Claim of Havern v. United Parcel Service

Lahtinen, J.

Appeal from a decision of the Workers’ Compensation Board, filed October 23, 2002, which ruled that the death *656of claimant’s decedent was not causally related to his employment and denied claimant’s applications for workers’ compensation benefits.

Decedent experienced chest pains at work and suffered an acute myocardial infarction on January 11, 1985. He had a fatal heart attack on January 29, 1985. These claims for disability and death benefits followed.

In April 1987, a decision from a Workers’ Compensation Law Judge (hereinafter WCLJ) purportedly established the disability claim for accident, notice and causal relationship. The workers’ compensation carrier responded to this decision with a letter to the Workers’ Compensation Board stating that “[n]o such concession was made at the hearing” and that, in fact, at the hearing “the case was adjourned for the carrier to produce consultant’s report.” Numerous proceedings followed, including the preparation of the consultant’s June 1987 report in which the doctor opined that decedent’s nonwork-related stress, heavy smoking and drinking, not his work, caused his illness and death. No awards were ever made and, for various reasons, not relevant, the cases were closed and reopened for the next 14 years.

In 2001, new counsel appeared for claimant and argued at a March 2002 hearing that the April 1987 decision establishing the disability claim was “the law of the case” and, therefore, the death claim must be established as consequential to the initial myocardial infarction. The WCLJ rejected this argument, finding that the disability claim was not established in 1987 and denied the death claim for lack of sufficient credible medical evidence. The Board affirmed the denial of the death claim, agreed with the determination that the disability claim had not been established in April 1987 and further noted that there was insufficient evidence to establish the disability claim. Claimant appeals.

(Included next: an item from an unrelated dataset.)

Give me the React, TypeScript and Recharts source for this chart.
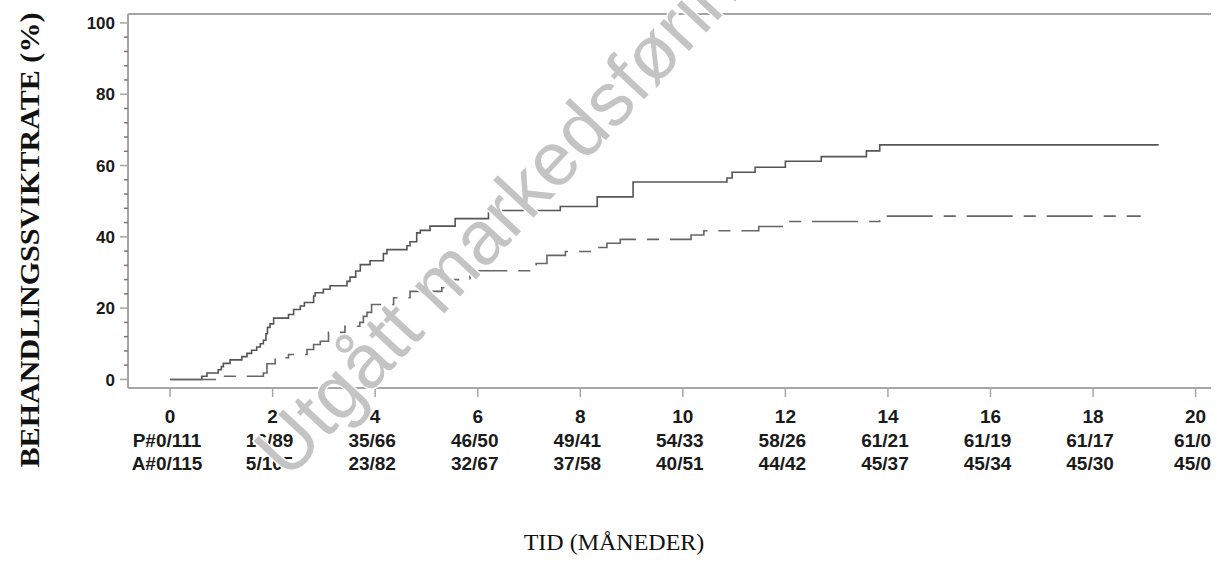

Initially, we note that the doctrine of law of the case does not control determinations at the administrative level in Workers’ Compensation Law claims (see Matter of Weingarten v Pathmark Stores, 256 AD2d 648, 650 [1998]; Matter of Spaminato v Bay Transp. Corp., 32 AD2d 345, 346-347 [1969]). In any event, our review of the record reveals that the Board’s determinations— that decedent’s disability claim was not established in April 1987 and that decedent’s two heart attacks were not causally related to his employment—are supported by substantial evidence (see Matter of Decker v Kings Park Indus., 278 AD2d 530, 532-533 [2000]; Matter of Gedon v University Med. Residents Servs., 252 AD2d 744, 745-746 [1998], lv denied 92 NY2d 817 *657[1998]). The remaining arguments have been considered and found unpersuasive.

Mercure, J.P., Spain, Carpinello and Mugglin, JJ., concur. Ordered that the decision is affirmed, without costs.